The kit is moulded in light grey plastic which looks smoother than previous releases. All the panels lines are engraved but a bit deeper than some would appreciate, they should look better under a few coats of paint. My first gripe with Airfix re this kit is the number of ejector pin marks which appear in the most awkward of places, but on the plus side I cannot find any sink marks. Sprue gates are on the heavy side and some placed in awkward places i.e. wing leading edge, no flash except probably a tad on the propeller trailing edge.

The rudder is a separate item, the only control surface that is. The tailplane fixing has been well thought out as they each fit into a recess enabling them to be fitted without the need for filler. The fishtail exhausts look fine; no doubt the aftermarket boys will be releasing replacements soon (Pavla I would guess).

All the panels look in the right place, the nose and gun covers have representation of their fastenings. Something that is not mentioned in the instructions but which has been picked up on discussion forums is the fact the undercarriage down indicators are moulded up on the wing upper surfaces showing the u/c down so if you want a flying model these need to be trimmed off.

The cockpit is much better than the recent Hurricane; the seat is the right shape without belts (my second gripe), the seat sides can do with thinning down, I suppose Airfix want you to put in the pilot who is the standard WWII version and who looks right for 1941. The instrument panel is flat with decal instruments, there are 3 ejector pin marks on it so I may just cut the decal sheet and glue this directly to the panel. Moulded on this panel are the compass housing and gun sight. There is an accurate looking joystick, sidewall detail including throttles, undercarriage selector, front and rear bulkheads and pneumatic tanks. The detail that makes it for me though is the floor; there isn’t one, which is dead right for the Spitfire. The canopy is a single piece and includes the prominent rear view mirror, is quite thick but does not include the knock out panel on the port side, this was there to allow the pilot to equalise pressure when at altitude.

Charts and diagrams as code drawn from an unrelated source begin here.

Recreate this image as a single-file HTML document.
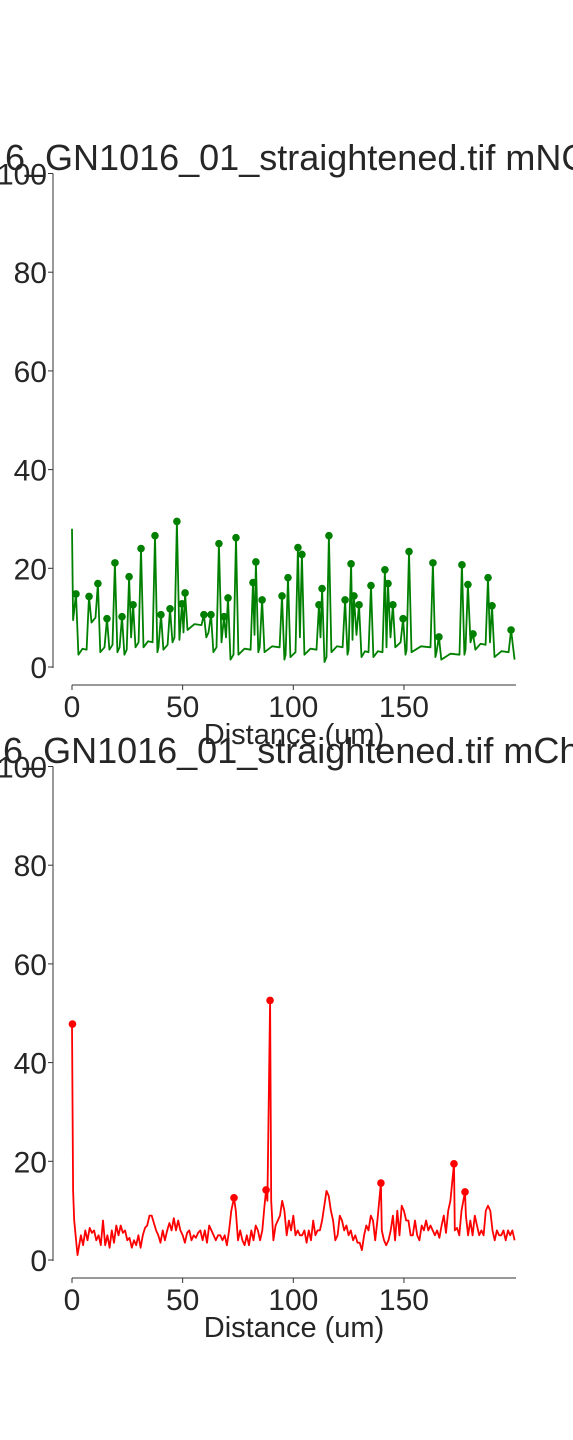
<!DOCTYPE html>
<html><head><meta charset="utf-8"><style>
html,body{margin:0;padding:0;background:#fff;width:573px;height:1440px;overflow:hidden}
svg{display:block}
text{font-family:"Liberation Sans","DejaVu Sans",sans-serif;fill:#262626}
</style></head><body>
<svg id="chart" width="573" height="1440" viewBox="0 0 573 1440">
<text x="5" y="170" font-size="36">6_GN1016_01_straightened.tif mNG</text>
<text x="-17" y="763" font-size="36">16_GN1016_01_straightened.tif mCh</text>
<g id="top"></g><g id="bot"></g>
</svg>
<script>
const xTicks=[0,50,100,150];
const yTicks=[0,20,40,60,80,100];
const greenPeakX=[1.8,7.7,11.7,15.8,19.4,22.6,25.8,27.6,31.2,37.5,40.2,44.3,47.4,49.7,51.1,59.6,62.8,66.4,68.7,70.5,74.1,81.8,83.1,85.9,94.9,97.6,102.1,103.9,111.6,113,116.1,123.4,126.1,127.4,129.7,135.1,141.4,142.8,145,149.6,152.3,163.1,165.8,176.2,178.9,181.2,188,189.8,198.4];
const greenPeakY=[14.8,14.3,16.9,9.8,21.1,10.2,18.3,12.6,24,26.6,10.6,11.8,29.5,12.8,15,10.6,10.6,25,10.2,14,26.2,17.1,21.3,13.6,14.4,18.1,24.2,22.8,12.6,15.9,26.6,13.6,20.9,14.4,12.6,16.5,19.7,16.9,12.6,9.8,23.4,21.1,6.1,20.7,16.7,6.7,18.1,12.4,7.5];
const greenTroughY=[2.5,9,3,3.5,3,2.5,3,4,4,3,3.5,5,2.5,4,7.5,6,3,2,3,1.5,2.5,3.5,3,3,1.5,2,3,2.5,3,1,3,2.5,2.5,3.5,2,2,1,3,4,2.5,3,2,1.5,2.5,2,3.5,2,2];
const redX=[0,0.5,1,2.5,4,5,6,7,8,9,10,11,12,13,14,15,16,17,18,19,20,21,22,23,24,25,26,27,28,29,30,31,32,33,34,35,36,37,38,39,40,41,42,43,44,45,46,47,48,49,50,51,52,53,54,55,56,57,58,59,60,61,62,63,64,65,66,67,68,69,70,71,72,73.2,74,75,76,77,78,79,80,81,82,83,84,85,86,87,87.7,88.3,89.5,90,91,92,93,94,95,96,97,98,99,100,101,102,103,104,105,106,107,108,109,110,111,112,113,114,115,116,117,118,119,120,121,122,123,124,125,126,127,128,129,130,131,132,133,134,135,136,137,138,139.6,140,141,142,143,144,145,146,147,148,149,150,151,152,153,154,155,156,157,158,159,160,161,162,163,164,165,166,167,168,169,170,171,172.6,173,174,175,176,177.6,178,179,180,181,182,183,184,185,186,187,188,189,190,191,192,193,194,195,196,197,198,199,200];
const redY=[47.8,14,8,1,5,3,6,4,6.5,5.5,6,4,5,3,8,3,5,2.5,6,3.5,7,5,7,5.5,6,4,4.5,2.5,4,3,5,2.5,5,6.5,7,9,9,7.5,6,5,3.5,6,4,6,7.5,6,8.5,6,8,6,5,3.5,5.5,6,4,5,4.5,5.5,6,4,6,3.5,7,6,5,4,5,5,4,5,3,6,10,12.6,10,4,6,4,3,5,3,6,4,7,6,4,6,11,14.2,12,52.6,12,4,7,8,9,12,10,5,8,6,9,5,6,5,5,6,3.5,6,4,8,5,6,6,8,11,14,13,10,8,4,5,9,8,6,7,5,6,4,5,3.5,3.5,2,5,7,6,9,8,4,8,15.6,6,4,3,4,6,9,4,10,5,11,10,8,8,5,5,8,5,4,7,6,8,6,7,6,5,6,4.5,7,9,5.5,10,12,19.5,6,6.5,5,10,13.8,9,5,8,5,9,7,5,6,5,10,11,10,6,4,6,5,5,6,4,6,5,6,4];
const redPeakX=[0.2,73.2,87.7,89.5,139.6,172.6,177.6];
const redPeakY=[47.8,12.6,14.2,52.6,15.6,19.5,13.8];
const NS="http://www.w3.org/2000/svg";
function mk(p,t,a){const e=document.createElementNS(NS,t);for(const k in a)e.setAttribute(k,a[k]);p.appendChild(e);return e;}
function panel(g,y0,col,lx,ly,px,py,pref){
  const xs=v=>72+v*2.213, ys=v=>y0-v*4.935;
  let e=mk(g,'line',{x1:53,x2:53,y1:ys(100),y2:ys(0)+1,stroke:'#333','stroke-width':1});
  
  e=mk(g,'line',{x1:xs(0),x2:516,y1:y0+18,y2:y0+18,stroke:'#333','stroke-width':1});
  
  yTicks.forEach(t=>{mk(g,'line',{x1:48,x2:53,y1:ys(t),y2:ys(t),stroke:'#333'});
    e=mk(g,'text',{x:47,y:ys(t)+11,'font-size':30,'text-anchor':'end'});e.textContent=t;
    });
  xTicks.forEach(t=>{mk(g,'line',{x1:xs(t),x2:xs(t),y1:y0+18,y2:y0+23,stroke:'#333'});
    e=mk(g,'text',{x:xs(t),y:y0+50,'font-size':30,'text-anchor':'middle'});e.textContent=t;
    });
  e=mk(g,'text',{x:294,y:y0+77,'font-size':29,'text-anchor':'middle'});e.textContent='Distance (um)';
  
  e=mk(g,'polyline',{points:lx.map((x,i)=>xs(x).toFixed(1)+','+ys(ly[i]).toFixed(1)).join(' '),fill:'none',stroke:col,'stroke-width':1.8,'stroke-linejoin':'round'});
  
  px.forEach((x,i)=>{const c=mk(g,'circle',{cx:xs(x),cy:ys(py[i]),r:3.8,fill:col});
    });
}
// build green line: narrow peaks with low baseline between
const gx=[0,0.5],gy=[28,9.5];
greenPeakX.forEach((x,i)=>{
  const prev=i>0?greenPeakX[i-1]:0.5, nx=i+1<greenPeakX.length?greenPeakX[i+1]:200;
  const tPrev=i>0?greenTroughY[i-1]:3;
  if(x-prev>2.6){gx.push(x-1.1);gy.push(tPrev+1);}
  gx.push(x);gy.push(greenPeakY[i]);
  const t=greenTroughY[i]!==undefined?greenTroughY[i]:1.5;
  if(nx-x>2.6){gx.push(x+1.1);gy.push(t);
    if(nx-x>5){gx.push((x+nx)/2);gy.push(t+1.2);}}
  else {gx.push((x+nx)/2);gy.push(t+3);}
});
gx.push(200);gy.push(1.5);
panel(document.getElementById('top'),667,'#008000',gx,gy,greenPeakX,greenPeakY,'mng');
panel(document.getElementById('bot'),1260,'#ff0000',redX,redY,redPeakX,redPeakY,'mch');
</script>
</body></html>
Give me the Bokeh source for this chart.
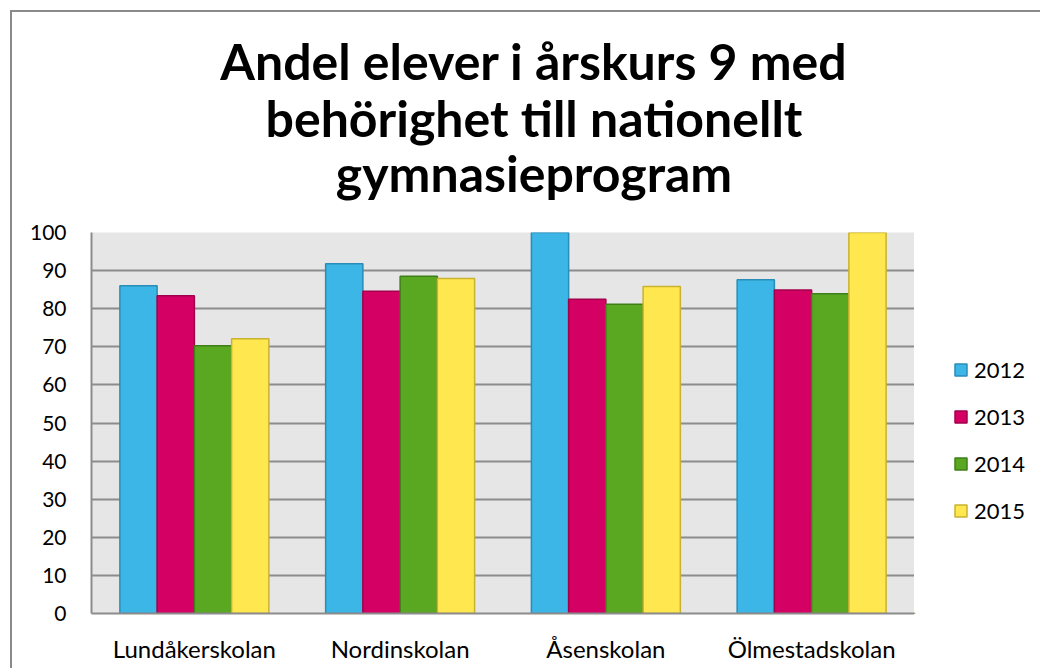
from bokeh.plotting import figure
from bokeh.layouts import column, row
from bokeh.models import ColumnDataSource, FactorRange, Range1d, FixedTicker, Legend, LegendItem
from bokeh.transform import dodge
from bokeh.core.properties import value
from bokeh.embed import file_html
from bokeh.resources import INLINE

schools = ["Lundåkerskolan", "Nordinskolan", "Åsenskolan", "Ölmestadskolan"]
years = ["2012", "2013", "2014", "2015"]
v2012 = [86.0, 91.8, 100.0, 87.6]
v2013 = [83.4, 84.6, 82.5, 84.9]
v2014 = [70.3, 88.5, 81.2, 83.9]
v2015 = [72.1, 87.9, 85.8, 100.0]
y_ticks = list(range(0, 101, 10))
title_lines = ["Andel elever i årskurs 9 med", "behörighet till nationellt", "gymnasieprogram"]

fills = ["#3bb6e6", "#d50064", "#5aa822", "#ffe74f"]
lines = ["#2a8db8", "#a3004c", "#3f7f18", "#c9b22f"]

FONT = "Lato"
W = 1028          # total width
TH = 205          # title strip height
MW = 902          # main chart width
MH = 451          # main chart height
LW = W - MW       # legend strip width


def bare(fig):
    fig.axis.visible = False
    fig.grid.visible = False
    fig.outline_line_color = None
    fig.background_fill_color = "white"
    fig.border_fill_color = "white"
    fig.min_border = 0
    fig.min_border_left = 0
    fig.min_border_right = 0
    fig.min_border_top = 0
    fig.min_border_bottom = 0


# ---- title strip ----
t = figure(width=W, height=TH, x_range=Range1d(0, W), y_range=Range1d(TH, 0),
           output_backend="svg", toolbar_location=None)
bare(t)
t.text(x=[521.5] * 3, y=[48, 105, 160], text=title_lines, text_align="center",
       text_baseline="alphabetic", text_font=value(FONT), text_font_style="bold",
       text_font_size="50px", text_color="black")

# ---- main chart ----
src = ColumnDataSource(dict(school=schools, y2012=v2012, y2013=v2013, y2014=v2014, y2015=v2015))

p = figure(x_range=FactorRange(*schools), y_range=Range1d(0, 100),
           width=MW, height=MH, output_backend="svg", toolbar_location=None,
           min_border_left=79, min_border_right=0, min_border_top=15, min_border_bottom=55)
p.background_fill_color = "#e6e6e6"
p.border_fill_color = "white"
p.outline_line_color = None

bw = 0.181
offsets = [-1.5 * bw, -0.5 * bw, 0.5 * bw, 1.5 * bw]
for i, yr in enumerate(years):
    p.vbar(x=dodge("school", offsets[i], range=p.x_range), top="y" + yr, width=bw,
           source=src, fill_color=fills[i], line_color=lines[i], line_width=1.5)

p.xgrid.grid_line_color = None
p.ygrid.grid_line_color = "#8c8c8c"
p.ygrid.grid_line_width = 2
p.yaxis.ticker = FixedTicker(ticks=y_ticks)

for ax in (p.xaxis[0], p.yaxis[0]):
    ax.axis_line_color = "#8c8c8c"
    ax.axis_line_width = 2
    ax.major_tick_line_color = None
    ax.minor_tick_line_color = None
    ax.major_tick_out = 0
    ax.major_tick_in = 0
    ax.major_label_text_font = FONT
    ax.major_label_text_color = "black"
p.yaxis.major_label_text_font_size = "21px"
p.xaxis.major_label_text_font_size = "24px"
p.yaxis.major_label_standoff = 25
p.xaxis.major_label_standoff = 20

# ---- legend strip (proxy renderers lie outside the visible ranges) ----
lf = figure(width=LW, height=MH, x_range=Range1d(0, 1), y_range=Range1d(0, 1),
            output_backend="svg", toolbar_location=None)
bare(lf)
proxy = ColumnDataSource(dict(x=[-5.0], top=[-5.0]))
lrs = [lf.vbar(x="x", top="top", bottom=-6.0, width=0.1, source=proxy, fill_color=fills[i],
               line_color=lines[i], line_width=1.5) for i in range(len(years))]
legend = Legend(items=[LegendItem(label=yr, renderers=[r]) for yr, r in zip(years, lrs)],
                location=(39, 89), border_line_color=None, background_fill_alpha=0,
                label_text_font=FONT, label_text_font_size="22px", label_text_color="black",
                glyph_width=15, glyph_height=15, label_height=26, spacing=20,
                padding=0, margin=0, label_standoff=6)
lf.add_layout(legend, "center")

lay = column(t, row(p, lf, spacing=0), spacing=0)
lay.margin = (10, 0, 0, 10)
lay.styles = {"border-left": "2px solid #8a8a8a", "border-top": "2px solid #8a8a8a"}

open("out.html", "w").write(file_html(lay, INLINE))
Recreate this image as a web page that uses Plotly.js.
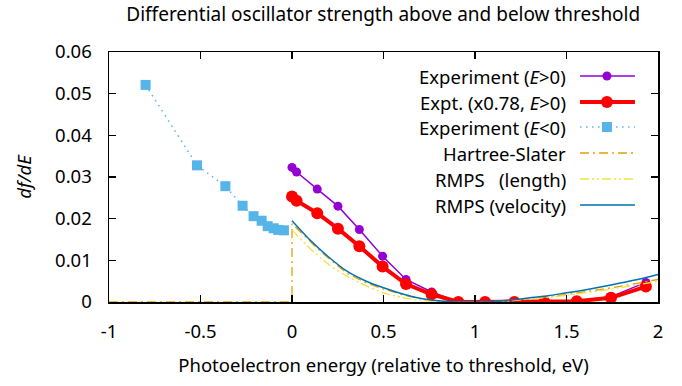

The wings are moulded in 3 pieces, a single piece underside and 2 top wings. This arrangement gives a preset dihedral. Wheel well detail is there but seems to be missing the odd item. Undercarriage wheels and legs are well detailed, as usual they are moulded with the door. You have a choice of wheel covers, 1 for up and 1 for down. The instructions show the correct angles needed to get the sit right. The wheels are moulded with a flat bottom so make sure you position these right. The tailwheel locates into a full depth slot not a hole so the angle and length will be right and the join stronger. The underwing radiators fit into recesses on the wing and the larger one is moulded with the flap open. Another nice touch is the separately moulded front for the carburettor intake leaving it hollow.

The decals are printed in register, are matt and include most of the stencil markings as well as an instrument panel and red covers for the gun ports fitted after the guns were armed to help prevent icing up of the mechanism. There is only one option, P9495 DW-K of 610, County of Chester squadron, probably one of the most famous Spitfire 1’s as this was the subject of Revell’s original 1/32 release and the latest ‘heritage’ re-issue.

Paint numbers are quoted for Humbrol, the basic scheme being Dark Green/Dark Earth/Sky with Interior Green. The seat back and headrest are Leather/Tan with the pilot being RAF Blue with Leather helmet and Black boots.

Though it is not included in the kit the instructions show you where to drill out holes for a stand, do not drill the holes if you do not want to show a flying model.

What is my overall impression? A decent kit, quite simple, wonderfully detailed though some will think it is a bit heavy. The cockpit will look o.k. but unless you use a vacform replacement then it will look a bit fuzzy through the thick plastic. Ejector pins are a problem and I wonder if the locating pins will be an improvement on the Hurricane where some surgery was needed. One last question, where are the seat belts?